Sign in front of the Waitsfield office.


In a tradition-minded state like Vermont where long lineage is revered, few businesses can trace their origins farther back than Jamieson Insurance of Waitsfield.

“We think that someone was selling insurance from the family farm in 1828,” says Jon Jamieson. “And we have proof that they were doing so by 1865.” That makes him the seventh generation to run the family business, which he took over in 2003 and has grown to include three offices and 12 employees. The agency’s history, commitment to service and community involvement have made Jamieson Insurance one of most respected and successful in central Vermont.

That doesn’t happen by accident. In this era of “virtual receptionists” and “support” that really doesn’t, Jamieson Insurance clients get something that’s increasingly rare: prompt, satisfying service provided by real people for whom the work is far more than just a job. “Personalized customer service and genuine caring are company values,” Jamieson affirms.

That time-tested approach has served clients, associates and the community well for decades. But Jamieson knows that the only constant in life – and business – is change.

“There is disruption in our industry,” he says. “Google and Amazon both are looking into insurance.” That’s concerning enough, but competitors like, with vast resources and data access difficult for local agencies to match, are already up and running. “It’s David and Goliath all over again,” Jamieson points out. “The retail industry is already suffering death-by-Amazon and that, for better or worse, is what the future may hold for other sectors. To survive, independent insurance agencies need to evolve.”

Jamieson Sponsored 2
Insurance as a family affair, the Jamieson family in the Warren Fourth of July parade. Jon, lower left, and Dick, standing.

Evolving, in this case, meant two key things for the agency and, equally important, for its clients. One was accessing resources and efficiencies to compete in the fast and furious 21st- century environment. Just as crucial was continuing to be a client-focused, local business defined by its associates’ passion for caring and personalized service.

It took almost a year of diligent due diligence, during which Jamieson examined and eliminated many options. But persistence paid and eventually he found what he was looking for: a national enterprise dedicated to partnering with entrepreneurial local brokers who deliver old-fashioned personal service.

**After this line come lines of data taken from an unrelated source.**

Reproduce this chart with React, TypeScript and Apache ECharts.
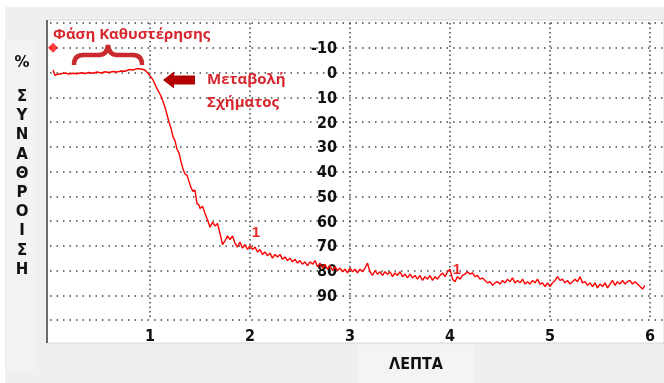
import React, { useEffect, useRef } from "react";
import * as echarts from "echarts";

// minutes, aggregation %
const curve: [number, number][] = [
  [0.03, -1], [0.05, 1.2], [0.07, 0.8], [0.11, 0.5], [0.15, 0.2], [0.19, 0.6], [0.23, 0.3],
  [0.27, 0.5], [0.31, 0.1], [0.35, 0.4], [0.39, 0.0], [0.43, 0.3], [0.47, -0.2],
  [0.51, 0.2], [0.55, -0.3], [0.59, 0.0], [0.63, -0.4], [0.67, -0.2], [0.71, -0.6],
  [0.75, -0.5], [0.79, -1.2], [0.83, -1.0], [0.87, -1.6], [0.91, -1.4], [0.95, -1.0],
  [0.99, 0.8], [1.03, 3], [1.07, 6.5], [1.11, 9.5], [1.15, 14], [1.19, 20], [1.21, 22.5],
  [1.23, 26], [1.25, 27.5], [1.27, 31], [1.29, 32.5], [1.31, 36], [1.33, 39], [1.35, 41],
  [1.37, 41.5], [1.39, 44], [1.41, 46.5], [1.43, 48], [1.45, 47.5], [1.47, 53], [1.49, 53.5],
  [1.50, 55], [1.525, 54], [1.55, 57], [1.575, 59.5], [1.60, 62.5], [1.625, 60.5], [1.65, 62],
  [1.675, 61], [1.70, 65], [1.725, 69.5], [1.75, 68], [1.775, 66], [1.80, 67.5], [1.825, 66],
  [1.85, 69], [1.875, 70.5], [1.90, 68.5], [1.925, 71], [1.95, 69.5], [1.975, 71.5], [2.00, 70],
  [2.025, 71.5], [2.05, 70.5], [2.075, 72.5], [2.10, 71.5], [2.125, 73.5], [2.15, 72.5],
  [2.175, 74], [2.20, 73], [2.225, 75], [2.25, 73.5], [2.275, 74.5], [2.30, 73.5], [2.325, 75.5],
  [2.35, 74.5], [2.375, 76], [2.40, 75], [2.425, 76.5], [2.45, 75.5], [2.475, 77], [2.50, 76],
  [2.525, 77.5], [2.55, 76.5], [2.575, 78], [2.60, 76.5], [2.625, 77.5], [2.65, 76], [2.675, 78.5],
  [2.70, 77], [2.725, 79], [2.75, 77.5], [2.775, 79.5], [2.80, 78], [2.825, 80], [2.85, 78.5],
  [2.875, 80], [2.90, 79], [2.925, 80.5], [2.95, 79.5], [2.975, 81], [3.00, 79], [3.025, 80.5],
  [3.05, 79.5], [3.075, 81], [3.10, 79.5], [3.125, 80.5], [3.15, 79], [3.175, 77], [3.20, 80.5],
  [3.225, 82], [3.25, 80], [3.275, 81.5], [3.30, 80.5], [3.325, 82], [3.35, 80.5], [3.375, 81.5],
  [3.40, 80.5], [3.425, 82.5], [3.45, 81], [3.475, 82], [3.50, 80.5], [3.525, 82.5], [3.55, 81.5],
  [3.575, 83], [3.60, 81.5], [3.625, 83], [3.65, 82], [3.675, 83.5], [3.70, 82], [3.725, 84],
  [3.75, 82.5], [3.775, 83.5], [3.80, 82], [3.825, 84], [3.85, 82.5], [3.875, 83.5], [3.90, 82],
  [3.925, 81], [3.95, 82.5], [3.975, 80.5], [4.00, 79.5], [4.025, 83.5], [4.05, 84.5],
  [4.075, 82.5], [4.10, 83.5], [4.125, 82], [4.15, 81.5], [4.175, 80.5], [4.20, 81.5],
  [4.225, 81], [4.25, 82.5], [4.275, 82], [4.30, 83.5], [4.325, 83], [4.35, 84], [4.375, 85],
  [4.40, 84.5], [4.425, 86], [4.45, 85], [4.475, 84.5], [4.50, 85.5], [4.525, 84], [4.55, 85],
  [4.575, 83.5], [4.60, 84.5], [4.625, 83], [4.65, 85], [4.675, 84], [4.70, 85], [4.725, 83.5],
  [4.75, 85.5], [4.775, 84.5], [4.80, 85.5], [4.825, 84], [4.85, 85], [4.875, 83.5], [4.90, 85.5],
  [4.925, 85], [4.95, 86.5], [4.975, 85], [5.00, 86.5], [5.025, 85], [5.05, 84], [5.075, 82.5],
  [5.10, 84], [5.125, 83.5], [5.15, 85], [5.175, 84], [5.20, 85.5], [5.225, 84.5], [5.25, 83.5],
  [5.275, 84.5], [5.30, 82.5], [5.325, 85], [5.35, 84.5], [5.375, 86], [5.40, 85], [5.425, 86.5],
  [5.45, 85], [5.475, 87], [5.50, 85.5], [5.525, 86.5], [5.55, 85], [5.575, 87], [5.60, 85.5],
  [5.625, 84], [5.65, 86], [5.675, 84.5], [5.70, 85.5], [5.725, 84], [5.75, 85.5], [5.775, 84.5],
  [5.80, 84], [5.825, 85.5], [5.85, 84.5], [5.875, 85.5], [5.90, 86.5], [5.925, 87.5], [5.95, 86],
];
const startMarker: [number, number][] = [[0.03, -10]];
const yTitle = ["Σ", "Υ", "Ν", "Α", "Θ", "Ρ", "Ο", "Ι", "Σ", "Η"];
const xTitle = "ΛΕΠΤΑ";
const lagText = "Φάση Καθυστέρησης";
const changeText = ["Μεταβολή", "Σχήματος"];
const curveLabel = "1";

const RED = "#d7262c";
const TICK_FONT = "'Liberation Sans Narrow', 'DejaVu Sans Condensed', 'Liberation Sans', sans-serif";
const TITLE_FONT = "'DejaVu Sans', 'Liberation Sans', sans-serif";

echarts.graphic.registerShape(
  "brace",
  echarts.graphic.extendPath(
    "M74,65 Q74,55 83,55 L99,55 Q107,55 108,45 Q109,55 117,55 L133,55 Q142,55 142,65",
    {}
  )
);

const txt = (x: number, y: number, text: string, size: number, weight: string, color: string, family: string, align = "center") => ({
  type: "text", x, y, z: 20,
  style: { text, fontSize: size, fontWeight: weight, fontFamily: family, fill: color, align, verticalAlign: "middle" },
});

export default function App() {
  const ref = useRef<HTMLDivElement>(null);
  useEffect(() => {
    const chart = echarts.init(ref.current!, undefined, { renderer: "svg" });
    const graphics: any[] = [
      { type: "rect", z: -10, shape: { x: 0, y: 0, width: 664, height: 383 }, style: { fill: "#ffffff" }, silent: true },
      { type: "rect", z: -9, shape: { x: 5, y: 7, width: 659, height: 376 }, style: { fill: "#efefef" }, silent: true },
      { type: "rect", z: -8, shape: { x: 6, y: 40, width: 30, height: 330 }, style: { fill: "#f3f3f3" }, silent: true },
      { type: "rect", z: -8, shape: { x: 358, y: 345, width: 117, height: 38 }, style: { fill: "#f4f4f4" }, silent: true },
      { type: "rect", z: -7, shape: { x: 47, y: 20, width: 617, height: 323 }, style: { fill: "#ffffff", stroke: "#d8d8d8", lineWidth: 1 }, silent: true },
      { type: "line", z: 5, shape: { x1: 47, y1: 20, x2: 47, y2: 343 }, style: { stroke: "#6a6a6a", lineWidth: 2 }, silent: true },
      txt(22, 62, "%", 15, "bold", "#111", TITLE_FONT),
      ...yTitle.map((ch, i) => txt(22, 96 + i * 19.2, ch, 15, "bold", "#111", TITLE_FONT)),
      txt(416, 363, xTitle, 16, "bold", "#111", TICK_FONT),
      txt(53, 33, lagText, 15, "bold", RED, "'Open Sans', sans-serif", "left"),
      { type: "brace", z: 10, x: 0, y: 0, style: { stroke: "#c82a2e", lineWidth: 4.5, fill: "none" } },
      {
        type: "polygon", z: 10,
        shape: { points: [[163, 80], [174, 71.5], [174, 75.5], [195, 75.5], [195, 84.5], [174, 84.5], [174, 88.5]] },
        style: { fill: "#b40000" },
      },
      txt(207, 78, changeText[0], 15, "bold", RED, "'Open Sans', sans-serif", "left"),
      txt(207, 101, changeText[1], 15, "bold", RED, "'Open Sans', sans-serif", "left"),
      txt(256, 231, curveLabel, 15, "bold", "#e8262a", "'Liberation Sans', sans-serif"),
      txt(457, 268, curveLabel, 15, "bold", "#e8262a", "'Liberation Sans', sans-serif"),
    ];
    chart.setOption({
      animation: false,
      backgroundColor: "transparent",
      grid: { left: 50, right: 0, top: 23, bottom: 63, containLabel: false },
      xAxis: {
        type: "value", min: 0, max: 6.14, interval: 1,
        axisLine: { show: false }, axisTick: { show: false },
        axisLabel: {
          margin: 7, color: "#111", fontWeight: "bold", fontSize: 16, fontFamily: TICK_FONT,
          formatter: (v: number) => (v === 0 ? "" : String(v)),
        },
        splitLine: {
          show: true,
          lineStyle: { color: ["rgba(0,0,0,0)", "#444", "#444", "#444", "#444", "#444", "#444"], type: [1.5, 3], width: 1.5 },
        },
      },
      yAxis: {
        type: "value", min: -20, max: 100, interval: 10, inverse: true,
        position: "left", offset: -300,
        axisLine: { show: false }, axisTick: { show: false },
        axisLabel: {
          margin: 13, color: "#111", fontWeight: "bold", fontSize: 16, fontFamily: TICK_FONT,
          formatter: (v: number) => (v === -20 || v === 100 ? "" : String(v)),
        },
        splitLine: { show: true, lineStyle: { color: "#444", type: [1.5, 5], width: 1.5 } },
      },
      series: [
        {
          type: "line", data: curve, showSymbol: false, symbol: "none",
          lineStyle: { color: "#ff0000", width: 1.4 }, z: 3,
        },
        {
          type: "scatter", data: startMarker, symbol: "diamond", symbolSize: 10,
          itemStyle: { color: "#ff0a0a" }, z: 4,
        },
      ],
      graphic: graphics,
    });
    return () => chart.dispose();
  }, []);
  return <div ref={ref} style={{ position: "fixed", left: 0, top: 0, width: 664, height: 383 }} />;
}
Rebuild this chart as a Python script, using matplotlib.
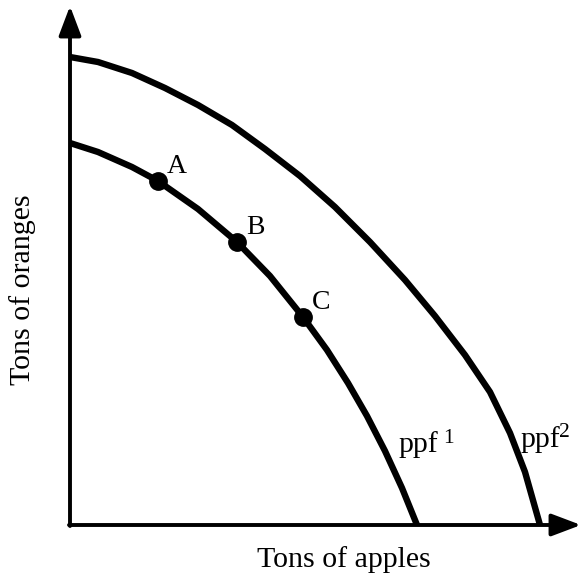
import matplotlib
matplotlib.use("Agg")
import matplotlib.pyplot as plt

plt.rcParams['font.family'] = ['Liberation Serif', 'DejaVu Serif']

# Curve points (apples, oranges)
ppf1_apples = [0, 28, 62, 88, 128, 167, 200, 233, 257, 278, 297, 315, 332, 347]
ppf1_oranges = [382, 373, 358, 344, 316, 283, 249, 208, 175, 142, 109, 74, 37, 0]

ppf2_apples = [0, 28, 62, 95, 128, 162, 195, 230, 265, 300, 335, 365, 395, 420, 440, 455, 470]
ppf2_oranges = [468, 463, 452, 437, 420, 400, 376, 349, 318, 283, 245, 209, 170, 133, 92, 53, 0]

point_labels = ['A', 'B', 'C']
point_apples = [88, 167, 233]
point_oranges = [344, 283, 208]

x_label = 'Tons of apples'
y_label = 'Tons of oranges'

fig = plt.figure(figsize=(5.83, 5.77), dpi=100)
ax = fig.add_axes([0, 0, 1, 1])
ax.set_xlim(-70, 513)
ax.set_ylim(-52, 525)
ax.axis('off')

# axes with arrows
arrow_props = dict(arrowstyle='-|>,head_length=0.9,head_width=0.34',
                   lw=2.8, color='black', mutation_scale=20,
                   shrinkA=0, shrinkB=0)
ax.annotate('', xy=(0, 519), xytext=(0, -1), arrowprops=arrow_props)
ax.annotate('', xy=(511, 0), xytext=(-1, 0), arrowprops=arrow_props)

ax.plot(ppf1_apples, ppf1_oranges, color='black', lw=4.6,
        solid_joinstyle='round', solid_capstyle='butt')
ax.plot(ppf2_apples, ppf2_oranges, color='black', lw=4.6,
        solid_joinstyle='round', solid_capstyle='butt')

ax.plot(point_apples, point_oranges, 'o', color='black', ms=12.5, zorder=5)
for lab, xa, ya in zip(point_labels, point_apples, point_oranges):
    ax.text(xa + 9, ya + 8, lab, fontsize=20, ha='left', va='baseline')

# curve labels
ax.text(328, 73, 'ppf', fontsize=21.5, ha='left', va='baseline')
ax.text(373, 82, '1', fontsize=15.5, ha='left', va='baseline')
ax.text(450, 78, 'ppf', fontsize=21.5, ha='left', va='baseline')
ax.text(489, 88, '2', fontsize=15.5, ha='left', va='baseline')

ax.text(274, -42, x_label, fontsize=21.5, ha='center', va='baseline')
ax.text(-47, 235, y_label, fontsize=21.5, ha='center', va='center', rotation=90)

fig.savefig('out.png', dpi=100)
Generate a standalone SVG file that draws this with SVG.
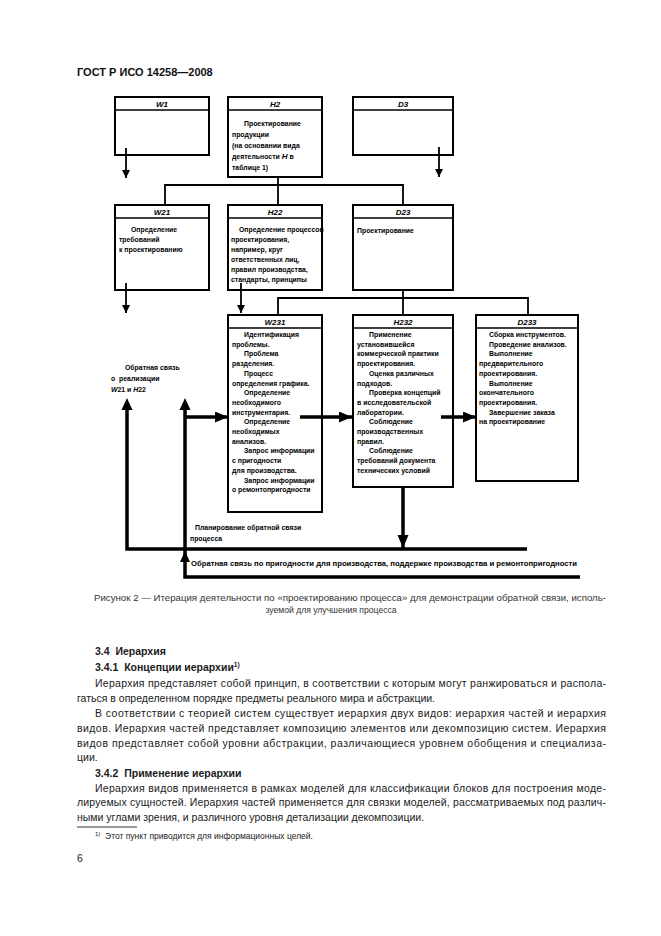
<svg xmlns="http://www.w3.org/2000/svg" width="661" height="936" viewBox="0 0 661 936">
<defs>
<style>
.bx{fill:#fff;stroke:#000;stroke-width:2}
.hl{stroke:#000;stroke-width:1.6}
.lb{font-family:"Liberation Sans",Arial,sans-serif;font-size:8px;font-weight:bold;font-style:italic;text-anchor:middle;fill:#000}
.t{font-family:"Liberation Sans",Arial,sans-serif;font-size:6.9px;font-weight:bold;fill:#000}
.c{fill:none;stroke:#000;stroke-width:1.8}
.ck{fill:none;stroke:#000;stroke-width:3.5}
.body{font-family:"Liberation Sans",Arial,sans-serif;font-size:10.5px;fill:#1a1a1a}
.bh{font-family:"Liberation Sans",Arial,sans-serif;font-size:10.5px;font-weight:bold;fill:#1a1a1a}
.cap{font-family:"Liberation Sans",Arial,sans-serif;font-size:8.6px;fill:#333}
</style>
<marker id="a" markerUnits="userSpaceOnUse" markerWidth="8" markerHeight="10" refX="8" refY="4" orient="auto">
<path d="M0,0 L8,4 L0,8 Z" fill="#000"/>
</marker>
<marker id="ak" markerUnits="userSpaceOnUse" markerWidth="14" markerHeight="12" refX="13" refY="5.5" orient="auto">
<path d="M0,0 L13,5.5 L0,11 Z" fill="#000"/>
</marker>
</defs>
<rect width="661" height="936" fill="#fff"/>
<text x="77" y="76" style="font-family:'Liberation Sans',Arial,sans-serif;font-size:11px;font-weight:bold;fill:#111">ГОСТ Р ИСО 14258—2008</text>

<g id="W1">
<rect class="bx" x="115" y="97" width="94" height="58"/>
<line class="hl" x1="115" y1="110" x2="209" y2="110"/>
<text class="lb" x="162" y="107">W1</text>
</g>
<g id="H2">
<rect class="bx" x="228" y="97" width="94" height="80"/>
<line class="hl" x1="228" y1="110" x2="322" y2="110"/>
<text class="lb" x="275" y="107">H2</text>
<text class="t" x="244" y="126">Проектирование</text>
<text class="t" x="232" y="137">продукции</text>
<text class="t" x="232" y="148">(на основании вида</text>
<text class="t" x="232" y="159">деятельности <tspan font-style="italic" font-size="8">H</tspan> в</text>
<text class="t" x="232" y="170">таблице 1)</text>
</g>
<g id="D3">
<rect class="bx" x="353" y="97" width="100" height="58"/>
<line class="hl" x1="353" y1="110" x2="453" y2="110"/>
<text class="lb" x="403" y="107">D3</text>
</g>

<g id="W21">
<rect class="bx" x="115" y="205" width="94" height="85"/>
<line class="hl" x1="115" y1="218" x2="209" y2="218"/>
<text class="lb" x="162" y="215">W21</text>
<text class="t" x="131" y="232">Определение</text>
<text class="t" x="119" y="242">требований</text>
<text class="t" x="119" y="252">к проектированию</text>
</g>
<g id="H22">
<rect class="bx" x="228" y="205" width="94" height="85"/>
<line class="hl" x1="228" y1="218" x2="322" y2="218"/>
<text class="lb" x="275" y="215">H22</text>
<text class="t" x="239" y="232">Определение процессов</text>
<text class="t" x="231" y="242">проектирования,</text>
<text class="t" x="231" y="252">например, круг</text>
<text class="t" x="231" y="262">ответственных лиц,</text>
<text class="t" x="231" y="272">правил производства,</text>
<text class="t" x="231" y="282">стандарты, принципы</text>
</g>
<g id="D23">
<rect class="bx" x="353" y="205" width="100" height="85"/>
<line class="hl" x1="353" y1="218" x2="453" y2="218"/>
<text class="lb" x="403" y="215">D23</text>
<text class="t" x="357" y="233">Проектирование</text>
</g>

<g id="W231">
<rect class="bx" x="228" y="315" width="94" height="197"/>
<line class="hl" x1="228" y1="328" x2="322" y2="328"/>
<text class="lb" x="275" y="325">W231</text>
<text class="t" x="244" y="337">Идентификация</text>
<text class="t" x="232" y="346.7">проблемы.</text>
<text class="t" x="244" y="356.4">Проблема</text>
<text class="t" x="232" y="366.1">разделения.</text>
<text class="t" x="244" y="375.8">Процесс</text>
<text class="t" x="232" y="385.5">определения графика.</text>
<text class="t" x="244" y="395.2">Определение</text>
<text class="t" x="232" y="404.9">необходимого</text>
<text class="t" x="232" y="414.6">инструментария.</text>
<text class="t" x="244" y="424.3">Определение</text>
<text class="t" x="232" y="434">необходимых</text>
<text class="t" x="232" y="443.7">анализов.</text>
<text class="t" x="244" y="453.4">Запрос информации</text>
<text class="t" x="232" y="463.1">с пригодности</text>
<text class="t" x="232" y="472.8">для производства.</text>
<text class="t" x="244" y="482.5">Запрос информации</text>
<text class="t" x="232" y="492.2">о ремонтопригодности</text>
</g>
<g id="H232">
<rect class="bx" x="353" y="315" width="100" height="172"/>
<line class="hl" x1="353" y1="328" x2="453" y2="328"/>
<text class="lb" x="403" y="325">H232</text>
<text class="t" x="369" y="337">Применение</text>
<text class="t" x="357" y="346.7">установившейся</text>
<text class="t" x="357" y="356.4">коммерческой практики</text>
<text class="t" x="357" y="366.1">проектирования.</text>
<text class="t" x="369" y="375.8">Оценка различных</text>
<text class="t" x="357" y="385.5">подходов.</text>
<text class="t" x="369" y="395.2">Проверка концепций</text>
<text class="t" x="357" y="404.9">в исследовательской</text>
<text class="t" x="357" y="414.6">лаборатории.</text>
<text class="t" x="369" y="424.3">Соблюдение</text>
<text class="t" x="357" y="434">производственных</text>
<text class="t" x="357" y="443.7">правил.</text>
<text class="t" x="369" y="453.4">Соблюдение</text>
<text class="t" x="357" y="463.1">требований документа</text>
<text class="t" x="357" y="472.8">технических условий</text>
</g>
<g id="D233">
<rect class="bx" x="476" y="315" width="102" height="166"/>
<line class="hl" x1="476" y1="328" x2="578" y2="328"/>
<text class="lb" x="527" y="325">D233</text>
<text class="t" x="489" y="337">Сборка инструментов.</text>
<text class="t" x="489" y="346.7">Проведение анализов.</text>
<text class="t" x="489" y="356.4">Выполнение</text>
<text class="t" x="479" y="366.1">предварительного</text>
<text class="t" x="479" y="375.8">проектирования.</text>
<text class="t" x="489" y="385.5">Выполнение</text>
<text class="t" x="479" y="395.2">окончательного</text>
<text class="t" x="479" y="404.9">проектирования.</text>
<text class="t" x="489" y="414.6">Завершение заказа</text>
<text class="t" x="479" y="424.3">на проектирование</text>
</g>

<g id="connectors">
<line class="c" x1="126" y1="148" x2="126" y2="178" marker-end="url(#a)"/>
<line class="c" x1="439" y1="147" x2="439" y2="177" marker-end="url(#a)"/>
<polyline class="c" points="278,177 278,185"/>
<polyline class="c" points="165,205 165,185 403,185 403,205"/>
<line class="c" x1="278" y1="185" x2="278" y2="205"/>
<line class="c" x1="126" y1="283" x2="126" y2="313" marker-end="url(#a)"/>
<line class="c" x1="241" y1="283" x2="241" y2="313" marker-end="url(#a)"/>
<polyline class="c" points="403,290 403,298"/>
<polyline class="c" points="278,315 278,298 528,298 528,315"/>
<line class="c" x1="403" y1="298" x2="403" y2="315"/>
<line class="ck" x1="300" y1="417" x2="352" y2="417" marker-end="url(#ak)"/>
<line class="ck" x1="441" y1="417" x2="476" y2="417" marker-end="url(#ak)"/>
<line class="ck" x1="403" y1="488" x2="403" y2="548" marker-end="url(#ak)"/>
<polyline class="ck" points="527,549 127,549 127,405"/>
<path d="M121.5,410 L127,398 L132.5,410 Z" fill="#000"/>
<polyline class="ck" points="580,577 185,577 185,405"/>
<path d="M179.5,410 L185,398 L190.5,410 Z" fill="#000"/>
<path d="M180,562 L185,551 L190,562 Z" fill="#000"/>
<line class="ck" x1="185" y1="417" x2="228" y2="417" marker-end="url(#ak)"/>
</g>

<g id="labels">
<text class="t" x="125" y="370">Обратная связь</text>
<text class="t" x="111" y="381" xml:space="preserve">о  реализации</text>
<text class="t" x="111" y="392"><tspan font-style="italic">W</tspan>21 и <tspan font-style="italic">H</tspan>22</text>
<text class="t" x="195" y="530">Планирование обратной связи</text>
<text class="t" x="190" y="541">процесса</text>
<text class="t" x="191" y="566" textLength="386" lengthAdjust="spacingAndGlyphs">Обратная связь по пригодности для производства, поддержке производства и ремонтопригодности</text>
</g>

<text class="cap" x="94" y="601" textLength="512" lengthAdjust="spacingAndGlyphs">Рисунок 2 — Итерация деятельности по «проектированию процесса» для демонстрации обратной связи, исполь-</text>
<text class="cap" x="331" y="613" text-anchor="middle">зуемой для улучшения процесса</text>

<text class="bh" x="95" y="655" xml:space="preserve">3.4  Иерархия</text>
<text class="bh" x="95" y="671" xml:space="preserve">3.4.1  Концепции иерархии<tspan font-size="6.5" dy="-4">1)</tspan></text>
<text class="body" x="95" y="687" textLength="511" lengthAdjust="spacing">Иерархия представляет собой принцип, в соответствии с которым могут ранжироваться и распола-</text>
<text class="body" x="77" y="702">гаться в определенном порядке предметы реального мира и абстракции.</text>
<text class="body" x="95" y="717" textLength="511" lengthAdjust="spacing">В соответствии с теорией систем существует иерархия двух видов: иерархия частей и иерархия</text>
<text class="body" x="77" y="732" textLength="529" lengthAdjust="spacing">видов. Иерархия частей представляет композицию элементов или декомпозицию систем. Иерархия</text>
<text class="body" x="77" y="747" textLength="529" lengthAdjust="spacing">видов представляет собой уровни абстракции, различающиеся уровнем обобщения и специализа-</text>
<text class="body" x="77" y="761">ции.</text>
<text class="bh" x="95" y="777" xml:space="preserve">3.4.2  Применение иерархии</text>
<text class="body" x="95" y="792" textLength="511" lengthAdjust="spacing">Иерархия видов применяется в рамках моделей для классификации блоков для построения моде-</text>
<text class="body" x="77" y="806" textLength="529" lengthAdjust="spacing">лируемых сущностей. Иерархия частей применяется для связки моделей, рассматриваемых под различ-</text>
<text class="body" x="77" y="821">ными углами зрения, и различного уровня детализации декомпозиции.</text>
<line x1="77" y1="827" x2="137" y2="827" stroke="#000" stroke-width="0.8"/>
<text x="95" y="839" style="font-family:'Liberation Sans',Arial,sans-serif;font-size:8.5px;fill:#222" xml:space="preserve"><tspan font-size="6" dy="-3">1)</tspan><tspan dy="3">  Этот пункт приводится для информационных целей.</tspan></text>
<text class="body" x="77" y="862">6</text>
</svg>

That last statement, in fact, comes verbatim from the website of the Hilb Group. It would be easy to dismiss such a claim as the empty promise of hype – too good to be true – but Jamieson’s detective work revealed that it was both good and true.

“What I heard, over and over,” Jamieson affirms, “was that Hilb shares the single most important core value that we have embraced since day one: total focus on our clients.”

Jamieson Insurance
The Waitsfield office.

The more he learned, the more Jamieson liked what Hilb would mean for his agency and its clients. Joining forces with the company meant access to national-scale assets: human resources, IT, training, software, research and development – all of which dovetailed perfectly with optimizing client service. And it would link Jamieson Insurance with Hilb’s nationwide network of like-minded local agencies, a bottomless fount of collegial expertise and experience in agencies just as client-centered as Jamieson. Finally, the best-of-all-worlds arrangement would allow Jamieson to maintain an ownership interest.

The joining of forces became official in July and Jamieson could not be more pleased. “This is a huge win-win. We keep serving clients our traditional way in our own community while leveraging everything a national industry leader like Hilb offers. That means security for associates, continuity for clients and stability for our local economy as well.”

One last question remains, though. What does all of this mean for the company’s principal and namesake?

“That’s easy,” laughs Jamieson. “My roots are generations deep. I love Vermont, the Mad River Valley, and the business we’ve built here. I’m not going anywhere.”